A perfect way to add smokiness and flavor to your favorite dishes.
Prep Time5 minutes
Cook Time1 minute
Servings: 24 servings

Ingredients

  • 1 cup vegetable or neutral oil
  • 4 tablespoons Sichuan chili flakes
  • 3 tablespoons sesame seeds
  • 1 tablespoon whole Sichuan peppercorn
  • 3 whole star anise
  • 3 cloves garlic, sliced
  • 8 cloves
  • 1/2 Saigon cinnamon stick or 1 regular cinnamon stick
  • 2 bay leaves
  • 3 dried birds eye chilis broken apart*
  • 3/4 teaspoon fine sea salt

Instructions

  • Heat the oil in a small sauce pan until it reaches 350-370°F.
  • Combine the rest of the ingredients in a heat proof bowl. When the oil is hot enough, pour over the ingredients.
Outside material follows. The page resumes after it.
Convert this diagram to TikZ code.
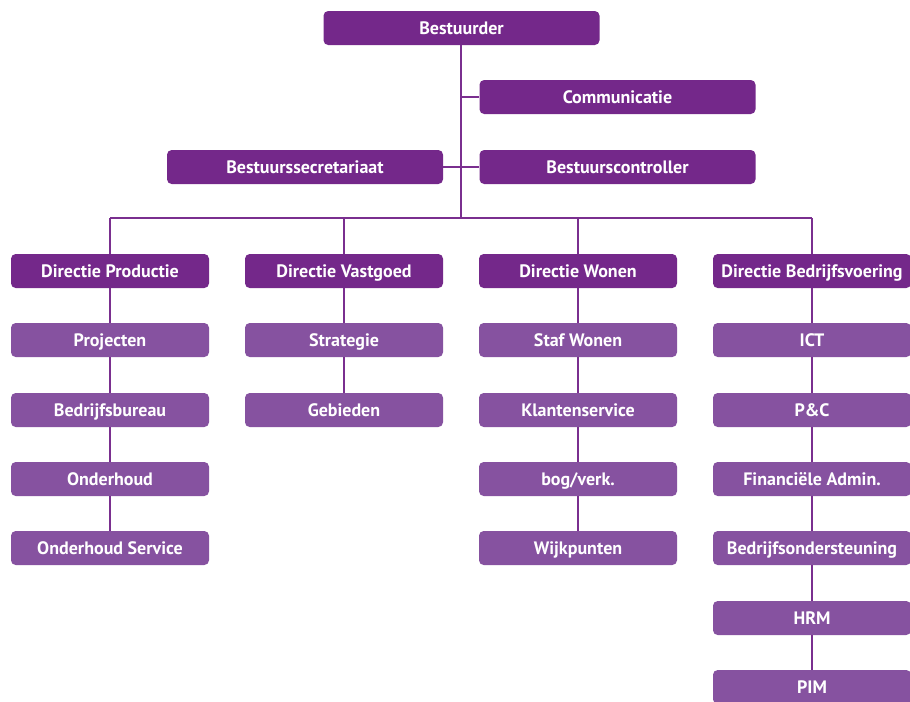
\documentclass[tikz,border=0pt]{standalone}
\usepackage{fontspec}
\setmainfont{PT Sans}
\definecolor{boxdark}{HTML}{74288A}
\definecolor{boxlight}{HTML}{8652A0}
\definecolor{linkcol}{HTML}{7A2F8F}
\begin{document}
\begin{tikzpicture}[x=0.75pt,y=-0.75pt,
  box/.style={rounded corners=3.5pt,minimum width=148.5pt,minimum height=25.5pt,
    inner sep=0pt,text height=9.5pt,text depth=0pt,text=white,
    font=\fontsize{13.5}{15}\selectfont\bfseries,anchor=center},
  topbox/.style={box,fill=boxdark,minimum width=207pt},
  headbox/.style={box,fill=boxdark},
  unitbox/.style={box,fill=boxlight},
  link/.style={draw=linkcol,line width=0.9pt}]
\useasboundingbox (0,0) rectangle (910,701);
% board level
\node[topbox] (best) at (461.5,28) {Bestuurder};
\node[topbox] (comm) at (617.5,97) {Communicatie};
\node[topbox] (secr) at (305,167) {Bestuurssecretariaat};
\node[topbox] (ctrl) at (617.5,167) {Bestuurscontroller};
\coordinate (spine) at (461,218);
\coordinate (jc) at (461,97);
\coordinate (lend) at (110,218);
\coordinate (rend) at (812,218);
\draw[link] (best.south -| spine) -- (spine);
\draw[link] (jc) -- (comm.west);
\draw[link] (secr.east) -- (ctrl.west);
\draw[link] (lend) -- (rend);
% directorates
\node[headbox] (dp) at (110,271) {Directie Productie};
\node[headbox] (dv) at (344,271) {Directie Vastgoed};
\node[headbox] (dw) at (578,271) {Directie Wonen};
\node[headbox] (db) at (812,271) {Directie Bedrijfsvoering};
\foreach \d in {dp,dv,dw,db} \draw[link] (\d.north) -- (\d.north |- spine);
% Productie
\node[unitbox] (p1) at (110,340) {Projecten};
\node[unitbox] (p2) at (110,410) {Bedrijfsbureau};
\node[unitbox] (p3) at (110,479) {Onderhoud};
\node[unitbox] (p4) at (110,548) {Onderhoud Service};
% Vastgoed
\node[unitbox] (v1) at (344,340) {Strategie};
\node[unitbox] (v2) at (344,410) {Gebieden};
% Wonen
\node[unitbox] (w1) at (578,340) {Staf Wonen};
\node[unitbox] (w2) at (578,410) {Klantenservice};
\node[unitbox] (w3) at (578,479) {bog/verk.};
\node[unitbox] (w4) at (578,548) {Wijkpunten};
% Bedrijfsvoering
\node[unitbox] (b1) at (812,340) {ICT};
\node[unitbox] (b2) at (812,410) {P\&C};
\node[unitbox] (b3) at (812,479) {Financiële Admin.};
\node[unitbox] (b4) at (812,548) {Bedrijfsondersteuning};
\node[unitbox] (b5) at (812,618) {HRM};
\node[unitbox] (b6) at (812,687) {PIM};
\draw[link] (dp.south) -- (p1.north) (p1.south) -- (p2.north) (p2.south) -- (p3.north) (p3.south) -- (p4.north);
\draw[link] (dv.south) -- (v1.north) (v1.south) -- (v2.north);
\draw[link] (dw.south) -- (w1.north) (w1.south) -- (w2.north) (w2.south) -- (w3.north) (w3.south) -- (w4.north);
\draw[link] (db.south) -- (b1.north) (b1.south) -- (b2.north) (b2.south) -- (b3.north) (b3.south) -- (b4.north) (b4.south) -- (b5.north) (b5.south) -- (b6.north);
\end{tikzpicture}
\end{document}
Stir a few times with a chopstick or metal spoon.
  • The chili oil is ready to eat after 2 hours, however, I recommend continuing to let it sit for one day. Strain, leaving any desired amount of chili flakes at the bottom of the bowl.

Notes

Birds eye chilis: You may also sub in or add fresh chilis. This will make it spicier.